For naturally aspirated engines, a top ring end gap of .004″ per inch of bore diameter is often recommended for a stock or moderate performance engine. For a 4-inch bore, that translates into a top ring end gap of .016″ to .018″. But this will vary depending on the power output of the engine.
For drag or oval track racing, the recommended end gap is somewhat larger (.0045″ per inch of bore diameter). With four-inch bores, that would be an end gap of .018″ to .020″.
For a nitrous oxide street performance engine, the recommended end gap is .005″ per inch of bore diameter (.020″ to .022″ for an engine with four-inch bores). For a nitrous oxide drag engine, the recommended end gap for the top ring is .007″ per inch of bore diameter (.028″ to .030″ with four-inch bores).

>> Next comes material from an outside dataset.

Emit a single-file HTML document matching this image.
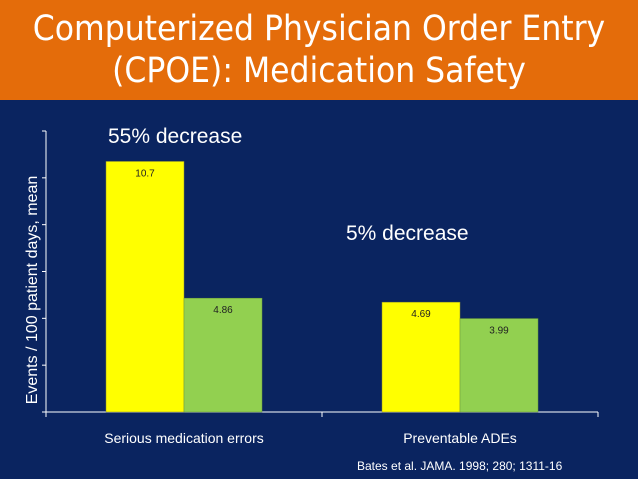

With a turbocharged or supercharged racing engine, the top ring gap should be .006″ per inch of bore diameter (.024″ to .026″ with a four-inch bore).
The recommended end gaps for second compression rings are also the same, with slightly larger gaps if you want to minimize pressure buildup between the rings.
The recommended ring end gap for most oil rings (except the new super narrow one-piece rings) regardless of engine application is typically .015″.
Another trick to improve ring sealing at high rpm is to run pistons that have gas ports behind the top ring. Combustion pressure blows through the port to help seal the ring from behind and underneath. Some use vertical gas ports with holes drilled from the top of the piston to the top ring groove just behind the ring. Others use lateral gas ports that are drilled through the bottom side of the top land and extend to the back wall of the ring groove. Gas ports work best at high rpm (above 7,000 rpm) and are not recommended for street engines.
Getting rid of the end gap altogether can also improve sealing, cooling and horsepower. Gapless rings eliminate the gap between the ends of the ring by overlapping slightly. Gapless rings are available in popular sizes with various wear-resistant face and side coatings. Some engine builders who have switched to “gapless” top or second compression rings say they’ve gained three to five percent more horsepower with no other changes. Gapless rings are said to allow less than 1 cubic feet per minute (CFM) of blowby and on alcohol-fueled engines, a gapless top ring or second ring helps keep alcohol out of the crankcase.